All animals "possess an inborn spirit (pneuma sumphuton) and exercise their strength in virtue of it." (703a10). This inborn spirit is used to explain desire (orexis), which is classified as the "central origin (to meson), which moves by being itself moved." (703a5-6). Aristotle furthers this idea of being a "middle cause" by furnishing the metaphor of the movement of the elbow, as it relates to the immobility of the shoulder (703a13). The inborn pneuma is, likewise, tethered to the soul, or as he says here, tēn arche tēn psuchikēn, "the origin of the soul," the soul as the center of causality. This "spirit" is not the soul itself but a limb of the soul that helps it move.
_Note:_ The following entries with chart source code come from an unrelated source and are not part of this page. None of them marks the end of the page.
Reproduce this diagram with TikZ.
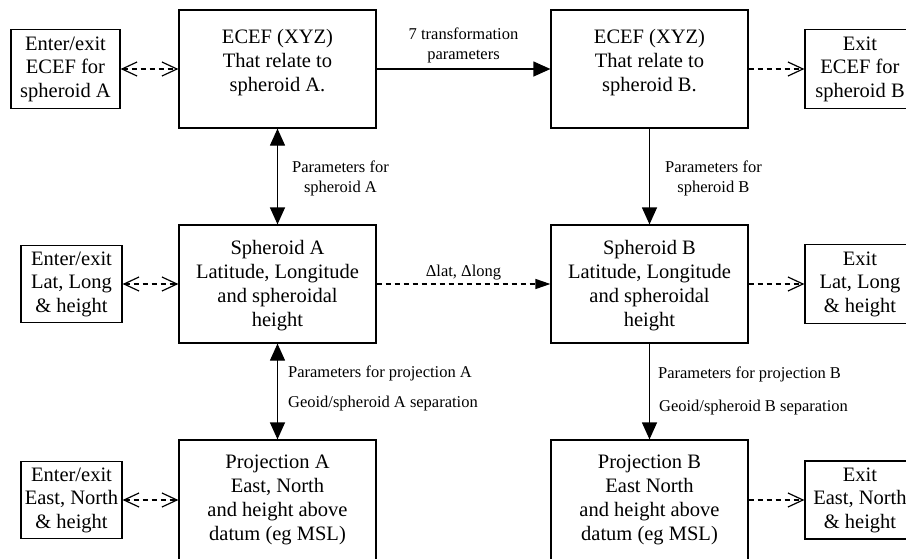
\documentclass[tikz,border=0pt]{standalone}
\usepackage{fontspec}
\setmainfont{Liberation Serif}
\usetikzlibrary{arrows.meta}
\begin{document}
\begin{tikzpicture}[x=1pt,y=-1pt,
  ob/.tip={Straight Barb[length=15pt,width=14pt]},
  bt/.tip={Triangle[length=17pt,width=15pt]},
  st/.tip={Triangle[length=15pt,width=10pt]},
  bigbox/.style={draw, line width=1.2pt, minimum width=197pt, minimum height=118pt, inner sep=0pt, align=center, font=\fontsize{20.5}{24}\selectfont},
  smallbox/.style={draw, line width=1.2pt, inner sep=0pt, align=center, font=\fontsize{20.5}{23.5}\selectfont},
  lbl/.style={font=\fontsize{16.5}{20}\selectfont, inner sep=0pt, align=center},
  con/.style={line width=1.2pt},
  dsh/.style={con, dash pattern=on 5pt off 4pt}
]
\useasboundingbox (0,0) rectangle (906,558);
\clip (0,0) rectangle (906,558);

% main boxes
\node[bigbox] (ecefA) at (277.5,69) {\rule{0pt}{20pt}ECEF (XYZ)\\That relate to\\spheroid A.\\\mbox{}};
\node[bigbox] (ecefB) at (649.5,69) {\rule{0pt}{20pt}ECEF (XYZ)\\That relate to\\spheroid B.\\\mbox{}};
\node[bigbox] (sphA) at (277.5,284) {\rule{0pt}{18pt}Spheroid A\\Latitude, Longitude\\and spheroidal\\height};
\node[bigbox] (sphB) at (649.5,284) {\rule{0pt}{18pt}Spheroid B\\Latitude, Longitude\\and spheroidal\\height};
\node[bigbox, minimum height=120pt] (prjA) at (277.5,500) {Projection A\\East, North\\and height above\\datum (eg MSL)};
\node[bigbox, minimum height=120pt] (prjB) at (649.5,500) {Projection B\\East North\\and height above\\datum (eg MSL)};

% side boxes
\node[smallbox, minimum width=109pt, minimum height=79pt] (inE) at (65.5,69) {Enter/exit\\ECEF for\\spheroid A};
\node[smallbox, minimum width=101pt, minimum height=77pt] (inL) at (71.5,284) {Enter/exit\\Lat, Long\\\& height};
\node[smallbox, minimum width=101pt, minimum height=77pt] (inP) at (71.5,500) {Enter/exit\\East, North\\\& height};
\node[smallbox, minimum width=110pt, minimum height=79pt] (outE) at (860,69) {Exit\\ECEF for\\spheroid B};
\node[smallbox, minimum width=110pt, minimum height=79pt] (outL) at (860,284) {Exit\\Lat, Long\\\& height};
\node[smallbox, minimum width=110pt, minimum height=78pt] (outP) at (860,500) {Exit\\East, North\\\& height};

% connectors, top row
\draw[dsh, {ob}-{ob}] (inE) -- (ecefA);
\draw[con, -{bt}] (ecefA) -- node[lbl, above=5pt] (l7) {7 transformation\\parameters} (ecefB);
\draw[dsh, -{ob}] (ecefB) -- (outE);

% verticals, top
\draw[con, {bt}-{bt}] (ecefA) -- node[lbl, right=14pt, yshift=-2pt] (lpa) {Parameters for\\spheroid A} (sphA);
\draw[con, -{bt}] (ecefB) -- node[lbl, right=15pt, yshift=-2pt] (lpb) {Parameters for\\spheroid B} (sphB);

% middle row
\draw[dsh, {ob}-{ob}] (inL) -- (sphA);
\draw[dsh, -{st}] (sphA) -- node[lbl, above=3pt] (ld) {Δlat, Δlong} (sphB);
\draw[dsh, -{ob}] (sphB) -- (outL);

% verticals, bottom
\draw[con, {bt}-{bt}] (sphA) --
  node[lbl, pos=0.31, right=10pt] (lqa) {Parameters for projection A}
  node[lbl, pos=0.63, right=10pt] (lga) {Geoid/spheroid A separation} (prjA);
\draw[con, -{bt}] (sphB) --
  node[lbl, pos=0.32, right=8pt] (lqb) {Parameters for projection B}
  node[lbl, pos=0.67, right=9pt] (lgb) {Geoid/spheroid B separation} (prjB);

% bottom row
\draw[dsh, {ob}-{ob}] (inP) -- (prjA);
\draw[dsh, -{ob}] (prjB) -- (outP);
\end{tikzpicture}
\end{document}
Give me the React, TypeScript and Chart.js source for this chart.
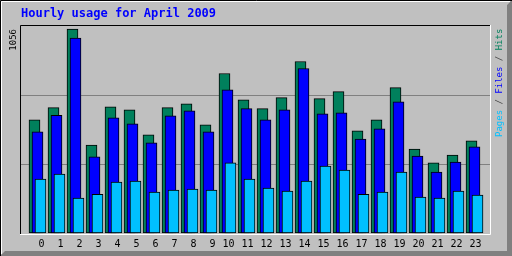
import { useEffect, useRef } from "react";
import { Chart, registerables } from "chart.js";

Chart.register(...registerables);

const hours = [0, 1, 2, 3, 4, 5, 6, 7, 8, 9, 10, 11, 12, 13, 14, 15, 16, 17, 18, 19, 20, 21, 22, 23];
const hourLabels = hours.map((h) => String(h));
const hits = [586, 649, 1056, 456, 654, 638, 508, 649, 669, 560, 826, 690, 644, 701, 888, 696, 732, 529, 586, 753, 435, 363, 404, 477];
const files = [524, 609, 1009, 394, 597, 565, 467, 607, 633, 524, 742, 644, 586, 638, 852, 617, 623, 487, 539, 680, 399, 316, 368, 446];
const pages = [279, 305, 181, 201, 264, 269, 212, 222, 227, 222, 363, 279, 233, 217, 269, 347, 326, 201, 212, 316, 186, 181, 217, 196];
const yMaxLabel = "1056";
const titleText = "Hourly usage for April 2009";
const seriesNames = ["Pages", "Files", "Hits"];

const BG = "#c0c0c0";
const HIT = "#00805c";
const FILE = "#0000ff";
const PAGE = "#00c0ff";
const MONO = "'DejaVu Sans Mono', monospace";

const webalizerPlugin = {
  id: "webalizer",
  beforeDraw(chart: any) {
    const { ctx, width, height } = chart;
    ctx.save();
    ctx.fillStyle = BG;
    ctx.fillRect(0, 0, width, height);
    ctx.restore();
  },
  beforeDatasetDraw(chart: any, args: any) {
    const ds = chart.data.datasets[args.index];
    chart.ctx.save();
    chart.ctx.translate(ds.shift || 0, 0);
  },
  afterDatasetDraw(chart: any) {
    chart.ctx.restore();
  },
  afterDraw(chart: any) {
    const { ctx, width, height, chartArea } = chart;
    const { left, top, right, bottom } = chartArea;
    ctx.save();
    ctx.lineWidth = 1;
    // plot frame (inset)
    ctx.strokeStyle = "#000000";
    ctx.beginPath();
    ctx.moveTo(left - 0.5, bottom + 1);
    ctx.lineTo(left - 0.5, top - 0.5);
    ctx.lineTo(right + 1, top - 0.5);
    ctx.stroke();
    ctx.strokeStyle = "#ffffff";
    ctx.beginPath();
    ctx.moveTo(left - 1, bottom + 0.5);
    ctx.lineTo(right + 0.5, bottom + 0.5);
    ctx.lineTo(right + 0.5, top - 1);
    ctx.stroke();

    // outer raised border
    ctx.fillStyle = "#808080";
    ctx.beginPath();
    ctx.moveTo(width, 0);
    ctx.lineTo(width, height);
    ctx.lineTo(0, height);
    ctx.lineTo(5, height - 5);
    ctx.lineTo(width - 5, height - 5);
    ctx.lineTo(width - 5, 5);
    ctx.closePath();
    ctx.fill();
    ctx.strokeStyle = "#ffffff";
    ctx.beginPath();
    ctx.moveTo(1.5, height - 2);
    ctx.lineTo(1.5, 1.5);
    ctx.lineTo(width - 2, 1.5);
    ctx.stroke();
    ctx.strokeStyle = "#000000";
    ctx.beginPath();
    ctx.moveTo(0.5, height);
    ctx.lineTo(0.5, 0.5);
    ctx.lineTo(width, 0.5);
    ctx.stroke();

    // max value label (rotated)
    ctx.font = `9px ${MONO}`;
    ctx.fillStyle = "#000000";
    ctx.save();
    ctx.translate(13.5, top + 3);
    ctx.rotate(-Math.PI / 2);
    ctx.textAlign = "right";
    ctx.textBaseline = "middle";
    ctx.fillText(yMaxLabel, 0, 0);
    ctx.restore();

    // legend (rotated, multi-colour)
    ctx.save();
    ctx.translate(499.5, 137);
    ctx.rotate(-Math.PI / 2);
    ctx.textAlign = "left";
    ctx.textBaseline = "middle";
    const colors = [PAGE, FILE, HIT];
    let x = 0;
    seriesNames.forEach((name, i) => {
      ctx.fillStyle = colors[i];
      ctx.fillText(name, x, 0);
      x += ctx.measureText(name).width;
      if (i < seriesNames.length - 1) {
        ctx.fillStyle = "#404040";
        ctx.fillText(" / ", x, 0);
        x += ctx.measureText(" / ").width;
      }
    });
    ctx.restore();
    ctx.restore();
  },
};

export default function App() {
  const ref = useRef<HTMLCanvasElement | null>(null);
  useEffect(() => {
    document.body.style.margin = "0";
    if (!ref.current) return;
    const mk = (vals: number[]) => hours.map((h, i) => ({ x: h, y: vals[i] }));
    const common = {
      borderColor: "#000000",
      borderWidth: 1,
      borderSkipped: false,
      barThickness: 11,
      grouped: false,
    };
    const chart = new Chart(ref.current, {
      type: "bar",
      data: {
        datasets: [
          { label: seriesNames[0], data: mk(pages), backgroundColor: PAGE, shift: 3, ...common } as any,
          { label: seriesNames[1], data: mk(files), backgroundColor: FILE, shift: 0, ...common } as any,
          { label: seriesNames[2], data: mk(hits), backgroundColor: HIT, shift: -3, ...common } as any,
        ],
      },
      options: {
        animation: false,
        responsive: false,
        devicePixelRatio: 1,
        layout: { padding: { left: 21, right: 22, top: 0, bottom: 6 } },
        plugins: {
          legend: { display: false },
          tooltip: { enabled: false },
          title: {
            display: true,
            text: titleText,
            align: "start",
            color: "#0000ff",
            font: { family: MONO, size: 12, weight: "bold", lineHeight: 1.2 },
            padding: { top: 7, bottom: 4.6 },
          },
        },
        scales: {
          x: {
            type: "linear",
            offset: false,
            min: -0.868,
            max: 23.816,
            grid: { display: false, drawTicks: false },
            border: { display: false },
            afterBuildTicks: (scale: any) => {
              scale.ticks = hours.map((h) => ({ value: h }));
            },
            afterFit: (scale: any) => {
              scale.height = 16;
            },
            ticks: {
              autoSkip: false,
              maxRotation: 0,
              align: "end",
              labelOffset: 7,
              padding: 4,
              color: "#000000",
              font: { family: MONO, size: 10 },
              callback: (v: any) => hourLabels[hours.indexOf(Number(v))] ?? "",
            },
          },
          y: {
            type: "linear",
            min: -5,
            max: 1072,
            border: { display: false },
            grid: { color: "#808080", lineWidth: 1, drawTicks: false },
            afterBuildTicks: (scale: any) => {
              const r = scale.max - scale.min;
              scale.ticks = [{ value: scale.min + r / 3 }, { value: scale.min + (2 * r) / 3 }];
            },
            afterFit: (scale: any) => {
              scale.width = 0;
            },
            ticks: { display: false },
          },
        },
      },
      plugins: [webalizerPlugin],
    } as any);
    return () => chart.destroy();
  }, []);
  return <canvas ref={ref} width={512} height={256} style={{ display: "block" }} />;
}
The inborn spirit causes movement in the body by expanding and contracting. Each of these implies not only a movement but also a change in the degree of power and strength of the animal. "when it contracts it is without force, and one and the same cause gives it force and enables it to thrust" (703a23).

Compare this to the view that is developed in On Sleeping and Waking, namely, the view "that has been laid down that sense-perception originates in the same part of an animal's body as movement does. In sanguineous animals this is the region about the heart; for all sanguineous animals possess a heart, and both movement and the dominant sense-perception originate there. As for movement, it is clear that breathing and in general the process of cooling takes its rise here, and that nature has supplied both breathing and the power of cooling by moisture with a view to the conservation of the heat in that part. We will discuss this later on. In bloodless animals and insects and creatures which do not respire, the naturally inherent breath is seen expanding and contraction in the part which corresponds to the heart in other animals" (456a1-13).

"Since it is impossible to make any movement, or do any action without strength, and the holding of the breath produces strength" (456a17).